La veille au soir, Nash l’avait observée alors qu’elle discutait au magasin avec l’un des testeurs approchant la vingtaine. Elle souriait, parlait, mais l’autre se contentait de regarder derrière elle, sans sourire, hochant à peine la tête. Nash se rappelait cette période de son adolescence. Il aurait voulu secouer ce type, le choper par sa veste en jean déchirée et le houspiller : Regarde, tu veux, regarde et fais attention s’il te plaît, ouvre les yeux pour voir comme cette femme est belle, comme elle est parfaite, le chef-d’œuvre qu’elle est avec ses cuisses douces et ses ongles rongés ! Si seulement il avait su, à dix-neuf ans, ce qu’il savait aujourd’hui : comment aimer une fille comme Miranda. Ne pas avoir peur qu’elle puisse attendre des choses de vous. Le souhaiter, au contraire.
Il n’avait pas envie de la protéger, ni qu’elle l’aide à retrouver sa jeunesse. Rien de tout ça. Il ne savait pas ce qu’il souhaitait, au juste. Enfin si : être proche d’elle, plus proche que personne d’autre. Elle était maladroite et impatiente. Trop sensible.

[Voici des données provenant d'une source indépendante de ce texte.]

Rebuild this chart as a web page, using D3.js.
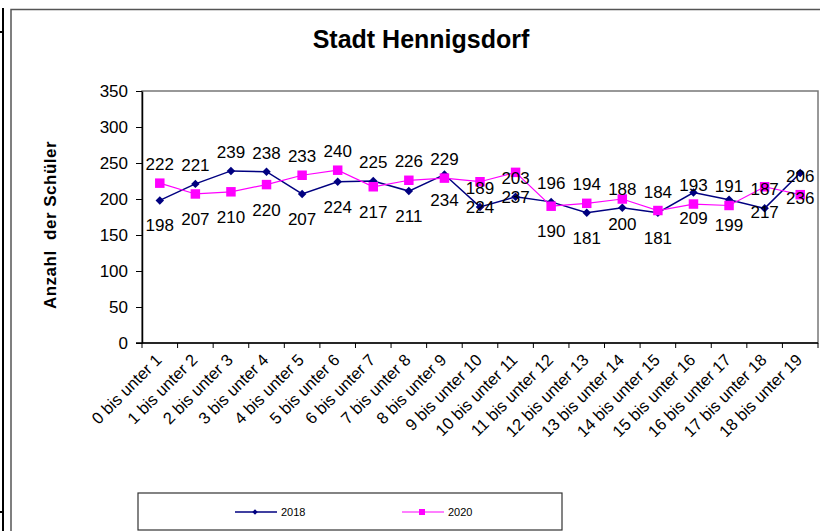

Elle ne portait pas les bons vêtements, ceux qui l’auraient mise en valeur, il lui restait encore à s’habiter elle-même de manière convaincante. Elle ne semblait pas receler d’ambivalence et elle débordait d’énergie : tous les livres qu’il mentionnait, elle les lisait en entier, ou presque, le soir même. Elle était combative, critique, révoltée. Elle l’éblouissait littéralement. Quel embrouillamini de femme ! Quels sentiments exaltés il ressentait pour elle !
Et là, le jour de son cinquantième anniversaire, étourdi par ce béguin, allongé dans son lit, avec un début d’érection, il la désirait. Être allongé dans son lit et désirer quelqu’un constituait un plaisir en soi. Il se sentait ridicule, heureux, idiot.
Mais elle l’aimait bien, non ? Ça aussi ça l’épatait. La veille, elle était apparue à sa porte. Elle avait acheté une bouteille de vin et lui avait même préparé à dîner ! Elle voulait lui fêter son anniversaire. C’était mignon, l’incompétence totale dont elle faisait preuve dans une cuisine. Luttant contre son côté enfant gâtée, elle avait même fait la vaisselle.
“Arrête de me prendre pour une gamine”, lui avait-elle demandé, mais ce n’était pas le cas, elle avait simplement mal interprété l’expression de son visage. Plus tard, les joues empourprées par le vin, elle avait flirté avec lui. Il avait senti qu’elle avait envie de lui, et il l’avait laissée se pencher sur la table pour lui toucher la main. Lorsqu’elle avait fermé les yeux et s’était avancée pour l’embrasser, ça avait été le paradis. Il en avait tellement envie. Ensuite, elle s’était doucement reculée, avait ouvert les yeux et lui avait souri. Elle s’était de nouveau approchée, mais, à son tour, il avait reculé.